- GIVEN DATA:
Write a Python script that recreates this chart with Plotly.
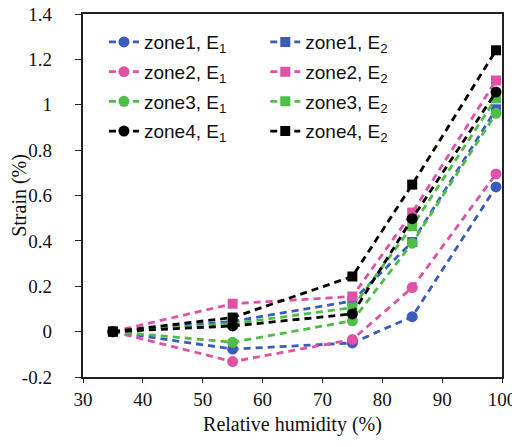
import plotly.graph_objects as go

humidity = [35, 55, 75, 85, 99]
zone1_E1 = [0, -0.077, -0.05, 0.066, 0.638]
zone2_E1 = [0, -0.132, -0.035, 0.194, 0.695]
zone3_E1 = [0, -0.047, 0.048, 0.39, 0.962]
zone4_E1 = [0, 0.025, 0.078, 0.498, 1.056]
zone1_E2 = [0, 0.045, 0.135, 0.395, 0.98]
zone2_E2 = [0, 0.123, 0.155, 0.525, 1.107]
zone3_E2 = [0, 0.035, 0.106, 0.465, 1.028]
zone4_E2 = [0, 0.062, 0.243, 0.648, 1.24]

x_ticks = [30, 40, 50, 60, 70, 80, 90, 100]
y_ticks = [-0.2, 0, 0.2, 0.4, 0.6, 0.8, 1, 1.2, 1.4]
y_tick_text = ["-0.2", "0", "0.2", "0.4", "0.6", "0.8", "1", "1.2", "1.4"]

BLUE = "#3b5bbd"
PINK = "#e052a6"
GREEN = "#4fbd48"
BLACK = "#000000"

series = [
    ("zone1, E<sub>1</sub>", zone1_E1, BLUE, "circle", "legend"),
    ("zone1, E<sub>2</sub>", zone1_E2, BLUE, "square", "legend2"),
    ("zone2, E<sub>1</sub>", zone2_E1, PINK, "circle", "legend"),
    ("zone2, E<sub>2</sub>", zone2_E2, PINK, "square", "legend2"),
    ("zone3, E<sub>1</sub>", zone3_E1, GREEN, "circle", "legend"),
    ("zone3, E<sub>2</sub>", zone3_E2, GREEN, "square", "legend2"),
    ("zone4, E<sub>1</sub>", zone4_E1, BLACK, "circle", "legend"),
    ("zone4, E<sub>2</sub>", zone4_E2, BLACK, "square", "legend2"),
]

fig = go.Figure()
for i, (name, vals, color, sym, leg) in enumerate(series):
    fig.add_trace(go.Scatter(
        x=humidity, y=vals, name=name, mode="lines+markers",
        line=dict(color=color, width=2.8, dash="7px,5px"),
        marker=dict(color=color, symbol=sym, size=11 if sym == "circle" else 10),
        legend=leg, legendgroup=f"g{i}",
    ))

legend_common = dict(
    font=dict(family="Liberation Sans, Arial, sans-serif", size=19, color="#111111"),
    bgcolor="rgba(0,0,0,0)", borderwidth=0, itemwidth=30,
    tracegroupgap=2, yanchor="top", xanchor="left", y=0.975,
    itemclick=False,
)

serif = "Liberation Serif, Times New Roman, serif"

fig.update_layout(
    width=512, height=439,
    margin=dict(l=75, r=18, t=6, b=70, autoexpand=False),
    paper_bgcolor="white", plot_bgcolor="white",
    showlegend=True,
    legend=dict(x=0.05, **legend_common),
    legend2=dict(x=0.435, **legend_common),
    xaxis=dict(
        range=[30, 100], tickvals=x_ticks, ticks="outside", ticklen=4,
        tickcolor="#222", tickwidth=1.2, automargin=False, ticklabeloverflow="allow",
        showline=True, linecolor="#222", linewidth=1.5, mirror=True,
        showgrid=False, zeroline=False,
        tickfont=dict(family=serif, size=19, color="#111"),
        title=dict(text="Relative humidity (%)",
                   font=dict(family=serif, size=20, color="#111"),
                   standoff=8),
    ),
    yaxis=dict(
        range=[-0.2, 1.4], tickvals=y_ticks,
        ticktext=[t + "\u00a0\u00a0" for t in y_tick_text],
        ticks="outside", ticklen=6, automargin=False, ticklabeloverflow="allow",
        tickcolor="#222", tickwidth=1.2, ticklabelstandoff=10,
        showline=True, linecolor="#222", linewidth=1.5, mirror=True,
        showgrid=False, zeroline=False,
        tickfont=dict(family=serif, size=19, color="#111"),
    ),
    annotations=[dict(
        text="Strain (%)", textangle=-90, xref="paper", yref="paper",
        x=-0.152, y=0.5, xanchor="center", yanchor="middle", showarrow=False,
        font=dict(family=serif, size=20, color="#111"),
    )],
)

fig.write_html("out.html")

- EXERCISE AIM: Copy every line of the data word for word, omitting the images.

- PROBLEM SOLUTION:
Write a Python script that recreates this chart with Plotly.
import plotly.graph_objects as go

humidity = [35, 55, 75, 85, 99]
zone1_E1 = [0, -0.077, -0.05, 0.066, 0.638]
zone2_E1 = [0, -0.132, -0.035, 0.194, 0.695]
zone3_E1 = [0, -0.047, 0.048, 0.39, 0.962]
zone4_E1 = [0, 0.025, 0.078, 0.498, 1.056]
zone1_E2 = [0, 0.045, 0.135, 0.395, 0.98]
zone2_E2 = [0, 0.123, 0.155, 0.525, 1.107]
zone3_E2 = [0, 0.035, 0.106, 0.465, 1.028]
zone4_E2 = [0, 0.062, 0.243, 0.648, 1.24]

x_ticks = [30, 40, 50, 60, 70, 80, 90, 100]
y_ticks = [-0.2, 0, 0.2, 0.4, 0.6, 0.8, 1, 1.2, 1.4]
y_tick_text = ["-0.2", "0", "0.2", "0.4", "0.6", "0.8", "1", "1.2", "1.4"]

BLUE = "#3b5bbd"
PINK = "#e052a6"
GREEN = "#4fbd48"
BLACK = "#000000"

series = [
    ("zone1, E<sub>1</sub>", zone1_E1, BLUE, "circle", "legend"),
    ("zone1, E<sub>2</sub>", zone1_E2, BLUE, "square", "legend2"),
    ("zone2, E<sub>1</sub>", zone2_E1, PINK, "circle", "legend"),
    ("zone2, E<sub>2</sub>", zone2_E2, PINK, "square", "legend2"),
    ("zone3, E<sub>1</sub>", zone3_E1, GREEN, "circle", "legend"),
    ("zone3, E<sub>2</sub>", zone3_E2, GREEN, "square", "legend2"),
    ("zone4, E<sub>1</sub>", zone4_E1, BLACK, "circle", "legend"),
    ("zone4, E<sub>2</sub>", zone4_E2, BLACK, "square", "legend2"),
]

fig = go.Figure()
for i, (name, vals, color, sym, leg) in enumerate(series):
    fig.add_trace(go.Scatter(
        x=humidity, y=vals, name=name, mode="lines+markers",
        line=dict(color=color, width=2.8, dash="7px,5px"),
        marker=dict(color=color, symbol=sym, size=11 if sym == "circle" else 10),
        legend=leg, legendgroup=f"g{i}",
    ))

legend_common = dict(
    font=dict(family="Liberation Sans, Arial, sans-serif", size=19, color="#111111"),
    bgcolor="rgba(0,0,0,0)", borderwidth=0, itemwidth=30,
    tracegroupgap=2, yanchor="top", xanchor="left", y=0.975,
    itemclick=False,
)

serif = "Liberation Serif, Times New Roman, serif"

fig.update_layout(
    width=512, height=439,
    margin=dict(l=75, r=18, t=6, b=70, autoexpand=False),
    paper_bgcolor="white", plot_bgcolor="white",
    showlegend=True,
    legend=dict(x=0.05, **legend_common),
    legend2=dict(x=0.435, **legend_common),
    xaxis=dict(
        range=[30, 100], tickvals=x_ticks, ticks="outside", ticklen=4,
        tickcolor="#222", tickwidth=1.2, automargin=False, ticklabeloverflow="allow",
        showline=True, linecolor="#222", linewidth=1.5, mirror=True,
        showgrid=False, zeroline=False,
        tickfont=dict(family=serif, size=19, color="#111"),
        title=dict(text="Relative humidity (%)",
                   font=dict(family=serif, size=20, color="#111"),
                   standoff=8),
    ),
    yaxis=dict(
        range=[-0.2, 1.4], tickvals=y_ticks,
        ticktext=[t + "\u00a0\u00a0" for t in y_tick_text],
        ticks="outside", ticklen=6, automargin=False, ticklabeloverflow="allow",
        tickcolor="#222", tickwidth=1.2, ticklabelstandoff=10,
        showline=True, linecolor="#222", linewidth=1.5, mirror=True,
        showgrid=False, zeroline=False,
        tickfont=dict(family=serif, size=19, color="#111"),
    ),
    annotations=[dict(
        text="Strain (%)", textangle=-90, xref="paper", yref="paper",
        x=-0.152, y=0.5, xanchor="center", yanchor="middle", showarrow=False,
        font=dict(family=serif, size=20, color="#111"),
    )],
)

fig.write_html("out.html")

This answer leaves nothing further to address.